Abstract:
Power supply equipment which comprises a power supply circuit (9) that supplies power to a load, a regulator circuit connected to the power supply circuit that regulates the output voltage of the power supply circuit at a predetermined voltage level, a regulator circuit control means that controls voltage in proportion to the output voltage of the power supply circuit to the regulator circuit, and an overload detection means that detects if the load is in overload condition, so that in response to overload detection by the overload detection means the regulator circuit control means controls the regulator circuit (13) to stop power feed to the load from the power supply circuit.

Description:
BACKGROUND OF THE INVENTION 
     This invention relates to the electric power supply equipment and method which supply stable a constant voltage power to a load. 
     As is well known, some electric power supply equipment, includes a circuit for detecting abnormalities in load, and restricts the load current for protection of the circuit. Other circuits detects the power failure and switch the electric power supply to a backup power source. 
     Formerly, for protecting the circuit against excessive loading, as mentioned above, various heat-sensitive resistance devices such as thermisters, posistors, current limiters and thermal shut-downs were used. Because of lack of quick responsiveness, these heat-sensitive resistance devices cannot limit the output current readily in abnormal incidents, such as load short-circuit, and may, therefore, damage circuit devices in power failure detector circuits, regulators and other circuits, thus causing insulation deterioration, the breaking of primary windings, the destruction of rectifier circuits and so on. 
     Furthermore, because of wide dispersion in their characteristics, heat-sensitive resistance devices create problems in setting arbitrarily and accurately the detection threshold values for detecting load abnormalities. 
     Further, with conventional power supply equipment the cost becomes high due to the need for many parts, since the failure detection circuit is provided separately from other circuits, such as a regulator. 
     SUMMARY OF THE INVENTION 
     The first object of this invention is to protect the circuit devices adequately by breaking the output with good response in case any abnormalities in the load occur due to the electric power supply equipment. The second object of this invention is to make it possible to set up the threshold level arbitrarily and accurately in order to detect the abnormalities in a load. The third object of the invention is to provide electric power supply equipment of a simple structure and low cost by the common use of a part of power failure detecting circuit with other circuit parts. 

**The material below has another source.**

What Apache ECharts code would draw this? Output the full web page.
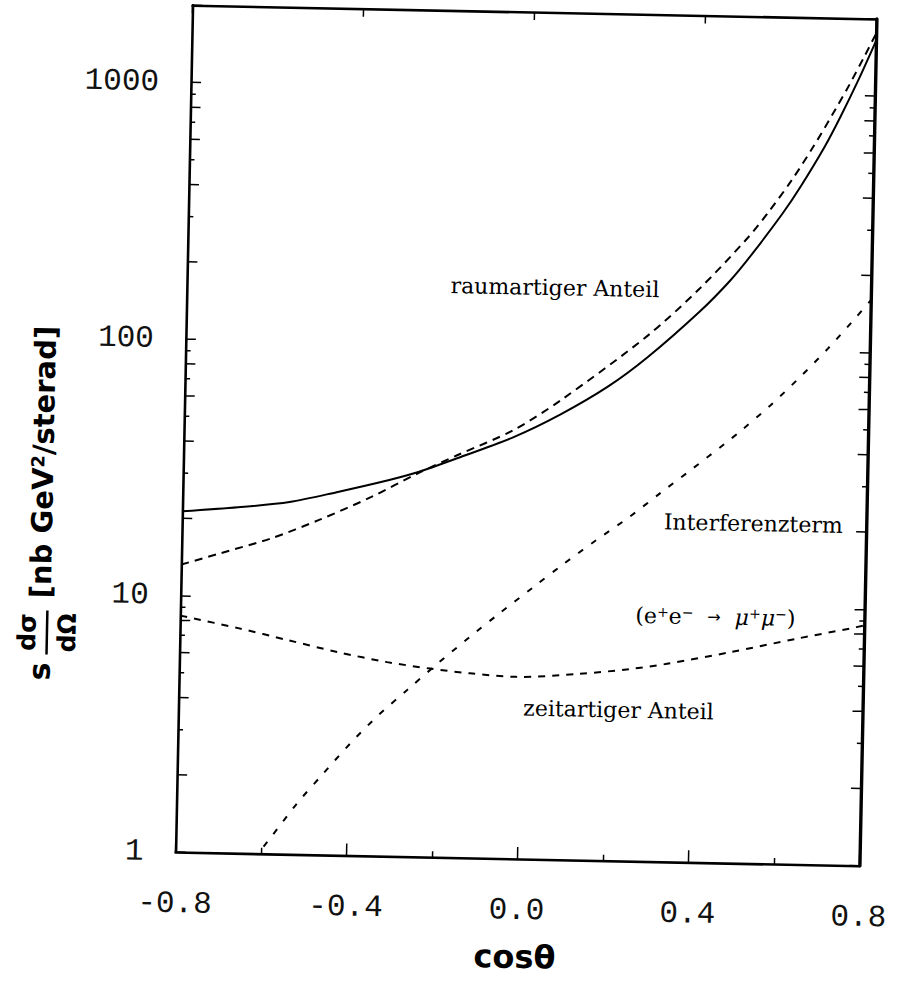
<!DOCTYPE html>
<html>
<head>
<meta charset="utf-8">
<script src="https://cdn.jsdelivr.net/npm/echarts@6/dist/echarts.min.js"></script>
<style>
  html, body { margin: 0; padding: 0; background: #fff; overflow: hidden; }
  /* the printed figure sits slightly tilted on the page */
  #chart { width: 901px; height: 985px; transform: rotate(1.15deg); transform-origin: 526px 435px; }
</style>
</head>
<body>
<div id="chart"></div>
<script>
// cos(theta) range and tick labels
const xMin = -0.8;
const xMax = 0.8;
const xTickLabels = ['-0.8', '-0.4', '0.0', '0.4', '0.8'];
const yLabelValues = [1, 10, 100, 1000];
const yMin = 1;
const yMax = 2000;

// total cross section (solid)
const totalCos = [-0.8, -0.67, -0.55, -0.44, -0.32, -0.25, -0.16, -0.03, 0.08, 0.19, 0.28, 0.40, 0.47, 0.52, 0.59, 0.63, 0.685, 0.72, 0.76, 0.8];
const totalVal = [21.3, 22.3, 23.6, 26.0, 29.2, 31.6, 36.0, 43.9, 54.4, 70.5, 92, 140, 186, 237, 344, 437, 630, 823, 1146, 1640];

// space-like part
const spaceCos = [-0.8, -0.71, -0.59, -0.48, -0.36, -0.25, -0.16, -0.03, 0.08, 0.28, 0.40, 0.51, 0.56, 0.61, 0.66, 0.71, 0.74, 0.775, 0.8];
const spaceVal = [13.2, 14.7, 17.0, 20.2, 25.0, 31.3, 37.0, 46.8, 61.8, 112, 173, 275, 353, 465, 635, 892, 1104, 1441, 1754];

// interference term
const interfCos = [-0.64, -0.578, -0.517, -0.458, -0.396, -0.332, -0.266, -0.195, -0.122, -0.053, 0.022, 0.091, 0.169, 0.245, 0.32, 0.389, 0.467, 0.503, 0.57, 0.638, 0.702, 0.763, 0.8];
const interfVal = [0.85, 1.16, 1.59, 2.08, 2.74, 3.54, 4.46, 5.71, 7.26, 9.05, 11.4, 14.1, 17.7, 21.9, 27.6, 34.0, 43.3, 48.6, 61.2, 79.3, 103, 135, 160];

// time-like part (e+e- -> mu+mu-)
const timeCos = [-0.8, -0.664, -0.547, -0.43, -0.314, -0.213, -0.12, -0.011, 0.136, 0.252, 0.337, 0.49, 0.645, 0.768, 0.8];
const timeVal = [8.35, 7.54, 6.83, 6.19, 5.71, 5.43, 5.24, 5.12, 5.32, 5.6, 5.9, 6.65, 7.6, 8.4, 8.65];

// intermediate log ticks: 2..9 within each decade
const decades = [1, 10, 100, 1000];
const tickMultipliers = [2, 3, 4, 5, 6, 7, 8, 9];

function pairs(xs, ys) { return xs.map((x, i) => [x, ys[i]]); }

const minorTickData = [];
decades.forEach(d => tickMultipliers.forEach(m => {
  const v = d * m;
  if (v < yMax) minorTickData.push([xMin, v, m % 2 === 0 ? 10 : 5]);
}));

const digitFont = { fontFamily: '"Liberation Mono", monospace', fontSize: 31, color: '#111' };
const annFont = '22px "DejaVu Serif", serif';

const chart = echarts.init(document.getElementById('chart'), null, { renderer: 'svg' });

const frameLine = { show: true, onZero: false, lineStyle: { color: '#000', width: 2.6 } };

const curveBase = { type: 'line', smooth: 0.3, showSymbol: false, clip: true };

chart.setOption({
  backgroundColor: '#fff',
  animation: false,
  grid: { left: 184, top: 12, width: 684, height: 847 },
  xAxis: [
    {
      type: 'value', position: 'bottom', min: xMin, max: xMax, interval: 0.4,
      axisLine: frameLine,
      axisTick: { show: true, inside: true, length: 12, lineStyle: { color: '#000', width: 1.5 } },
      minorTick: { show: true, splitNumber: 2, length: 6, lineStyle: { color: '#000', width: 1.5 } },
      splitLine: { show: false },
      axisLabel: Object.assign({
        margin: 36,
        formatter: v => xTickLabels[Math.round((v - xMin) / 0.4)] || ''
      }, digitFont)
    },
    {
      type: 'value', position: 'top', min: xMin, max: xMax, interval: 0.4,
      axisLine: frameLine,
      axisTick: { show: true, inside: true, length: 8, lineStyle: { color: '#000', width: 1.5 } },
      splitLine: { show: false },
      axisLabel: { show: false }
    }
  ],
  yAxis: [
    {
      type: 'log', logBase: 10, position: 'left', min: yMin, max: yMax,
      axisLine: frameLine,
      axisTick: { show: true, inside: true, length: 10, lineStyle: { color: '#000', width: 1.5 } },
      splitLine: { show: false },
      axisLabel: Object.assign({
        margin: 32,
        padding: [0, 0, 28, 0],
        formatter: v => {
          const r = Math.round(v);
          return (yLabelValues.indexOf(r) >= 0 && Math.abs(v - r) < 1e-6) ? String(r) : '';
        }
      }, digitFont)
    },
    {
      type: 'log', logBase: 10, position: 'right', min: yMin, max: yMax,
      axisLine: { show: true, onZero: false, lineStyle: { color: '#000', width: 3.4 } },
      axisTick: { show: true, inside: true, length: 10, lineStyle: { color: '#000', width: 1.5 } },
      splitLine: { show: false },
      axisLabel: { show: false }
    }
  ],
  series: [
    Object.assign({ name: 'gesamt', data: pairs(totalCos, totalVal),
      lineStyle: { color: '#000', width: 2 } }, curveBase),
    Object.assign({ name: 'raumartiger Anteil', data: pairs(spaceCos, spaceVal),
      lineStyle: { color: '#000', width: 2, type: [8, 6] } }, curveBase),
    Object.assign({ name: 'Interferenzterm', data: pairs(interfCos, interfVal),
      lineStyle: { color: '#000', width: 2, type: [6, 10] } }, curveBase),
    Object.assign({ name: 'zeitartiger Anteil', data: pairs(timeCos, timeVal),
      lineStyle: { color: '#000', width: 2, type: [7, 7] } }, curveBase),
    {
      name: 'log ticks', type: 'custom', silent: true, z: 5,
      data: minorTickData,
      renderItem: function (params, api) {
        const v = api.value(1), len = api.value(2);
        const l = api.coord([xMin, v]);
        const r = api.coord([xMax, v]);
        return {
          type: 'group',
          children: [
            { type: 'line', shape: { x1: l[0], y1: l[1], x2: l[0] + len, y2: l[1] }, style: { stroke: '#000', lineWidth: 1.5 } },
            { type: 'line', shape: { x1: r[0] - len, y1: r[1], x2: r[0], y2: r[1] }, style: { stroke: '#000', lineWidth: 1.5 } }
          ]
        };
      }
    }
  ],
  graphic: [
    // y axis title: s dσ/dΩ [nb GeV²/sterad], reading bottom to top
    {
      type: 'group', x: 44, y: 693, rotation: Math.PI / 2, silent: true,
      children: [
        { type: 'text', x: 3, y: 0, style: { text: 's', font: 'bold 30px "DejaVu Sans"', fill: '#000', align: 'left', verticalAlign: 'middle', textAlign: 'left', textVerticalAlign: 'middle' } },
        { type: 'text', x: 51, y: -13, style: { text: 'dσ', font: 'bold 25px "DejaVu Sans"', fill: '#000', align: 'center', verticalAlign: 'middle', textAlign: 'center', textVerticalAlign: 'middle' } },
        { type: 'line', shape: { x1: 29, y1: 7, x2: 73, y2: 7 }, style: { stroke: '#000', lineWidth: 2.5 } },
        { type: 'text', x: 51, y: 27, style: { text: 'dΩ', font: 'bold 25px "DejaVu Sans"', fill: '#000', align: 'center', verticalAlign: 'middle', textAlign: 'center', textVerticalAlign: 'middle' } },
        {
          type: 'text', x: 85, y: 0,
          style: {
            text: '[nb GeV{sup|2}/sterad]',
            font: 'bold 29px "DejaVu Sans"', fill: '#000',
            align: 'left', verticalAlign: 'middle', textAlign: 'left', textVerticalAlign: 'middle',
            rich: { sup: { fontSize: 18, fontWeight: 'bold', fontFamily: 'DejaVu Sans', verticalAlign: 'top', fill: '#000' } }
          }
        }
      ]
    },
    // x axis title
    { type: 'text', x: 525, y: 957, silent: true, style: { text: 'cosθ', font: 'bold 32px "DejaVu Sans"', fill: '#000', align: 'center', verticalAlign: 'middle', textAlign: 'center', textVerticalAlign: 'middle' } },
    // curve annotations
    { type: 'text', x: 552, y: 287, silent: true, style: { text: 'raumartiger Anteil', font: annFont, fill: '#000', align: 'center', verticalAlign: 'middle', textAlign: 'center', textVerticalAlign: 'middle' } },
    { type: 'text', x: 755, y: 519, silent: true, style: { text: 'Interferenzterm', font: annFont, fill: '#000', align: 'center', verticalAlign: 'middle', textAlign: 'center', textVerticalAlign: 'middle' } },
    {
      type: 'text', x: 719, y: 613, silent: true,
      style: {
        text: '(e{sp|+}e{sp|−}  {ar|→}  {mu|μ}{sp|+}{mu|μ}{sp|−})',
        font: annFont, fill: '#000',
        align: 'center', verticalAlign: 'middle', textAlign: 'center', textVerticalAlign: 'middle',
        rich: {
          sp: { fontSize: 14, fontFamily: 'DejaVu Serif', verticalAlign: 'top', fill: '#000' },
          mu: { fontSize: 22, fontFamily: 'DejaVu Serif', fontStyle: 'italic', fill: '#000' },
          ar: { fontSize: 16, fontFamily: 'DejaVu Sans', fill: '#000' }
        }
      }
    },
    { type: 'text', x: 624, y: 708, silent: true, style: { text: 'zeitartiger Anteil', font: annFont, fill: '#000', align: 'center', verticalAlign: 'middle', textAlign: 'center', textVerticalAlign: 'middle' } }
  ]
});
</script>
</body>
</html>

     The first aspect of this invention is to provide power supply equipment which comprises 
     a power supply circuit that supplies power to a load, 
     a regulator circuit connected to the power supply circuit that regulates the output voltage of the power supply circuit at a predetermined voltage level, 
     a regulator circuit control means that controls voltage in proportion to the output voltage of the power supply circuit to the regulator circuit, and 
     an overload detection means that detects the load is in overload condition, 
     so that in response to overload detection by the overload detection means the regulator circuit control means controls the regulator circuit to stop feeding power to the load from the power supply circuit. 
     The second aspect of this invention is to provide power supply equipment which comprises 
     a power supply circuit that supplies power to a load, 
     a regulator circuit connected to the power supply circuit that regulates the output voltage of the power supply circuit at a predetermined voltage level, 
     a regulator circuit control means that controls voltage in proportion to the output voltage of the power supply circuit to the regulator circuit, 
     a power failure detection means that detects power failure during voltage regulation operation of the regulator circuit, and which outputs a power failure detection signal, 
     a switch means that connects a backup power supply to the load at a power failure, and 
     a backup control circuit that controls the switch in response to the power failure detection signal from the power failure detection means, 
     so that in case of power failure of the power supply circuit, power is fed from the backup power supply to the load. 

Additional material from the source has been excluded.